If you have a hard time grokking this as I did, imagine two pieces of paper, each piece one unit wide and square root of two units long. When you put them together, the square root of 2 side would become the width, and the two ones added together would become the length of the new piece of paper. The dimensions would be square root of 2 units by 2 units, and the ratio would again be 1 to the square root of 2. Ingenious.
ISO Papers come in three size categories: A, B, and C. Because the square root of two is involved, the dimensions for ISO Paper aren't nice round numbers (like the US letter 8.5" x 11").
Because it is metric, the size system is ultimately based on the meter: specifically, the A0 size has an area of one square meter.
As the number gets larger, the size gets smaller, so an A1 is half the size of the A0, the A2 is half the size of the A1 and so on.
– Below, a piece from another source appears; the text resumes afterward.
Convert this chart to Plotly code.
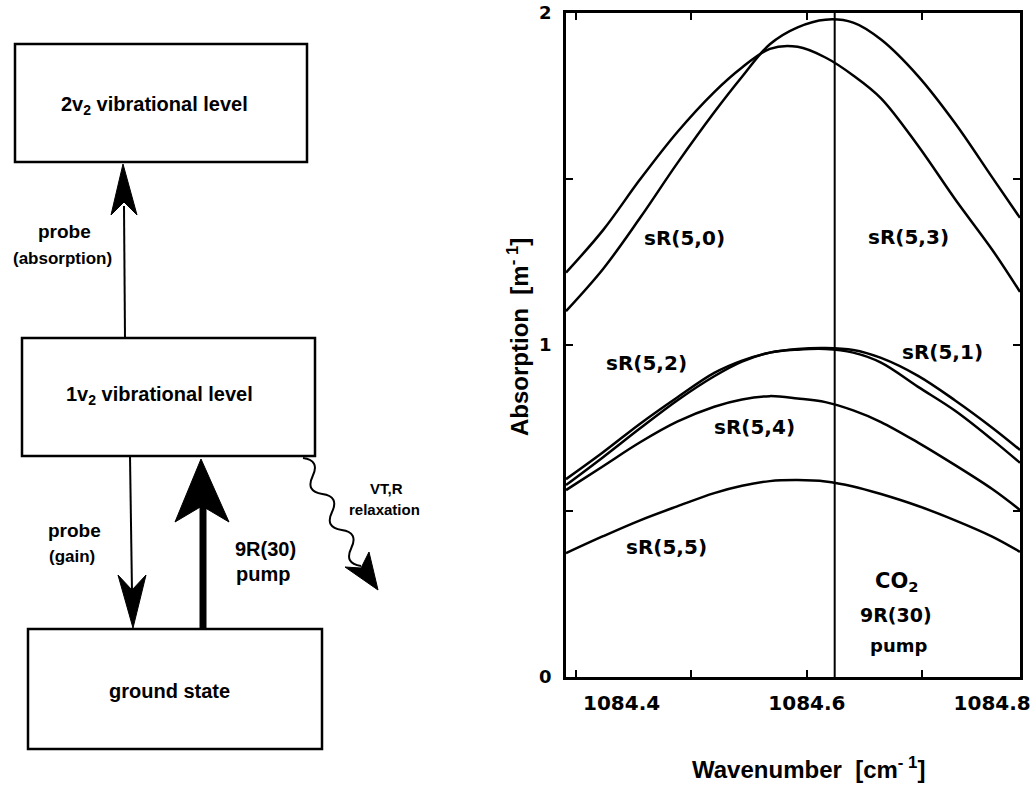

A4 is the closest size corresponding to the US letter size.
The B size is the geometric mean between the An and An-1 sizes, so a B1 is sized between an A0 and an A1. The B0 is between an 2A0 (see below) and an A0, so it's the square root of 2 times as big as an A0. It's used when one size is a little too big but the next size is too small. Not widely used outside of drawing or graphic work.
The C size is the fourth root of 2 times the size of the corresponding A and is generally used for envelopes. A corresponding A paper size can fit unfolded in a C sized envelope.
Of course, anyone looking at this size system would see a problem: you're on zero here, all the way down, all the way down. Where can you go from there? Where? Nowhere.
So, to describe larger paper sizes, they've has added a few other players: The awkwardly named 2A0 is twice the size of the A0, and the 4A0 is, respectively, twice the size of the 2A0.
In addition, for printers there are slightly larger sizes (RA0, RA1, etc) that add margins for binding or trimming. And there are even more slightly larger sizes (SRA0,SRA1, etc) used for bleeds.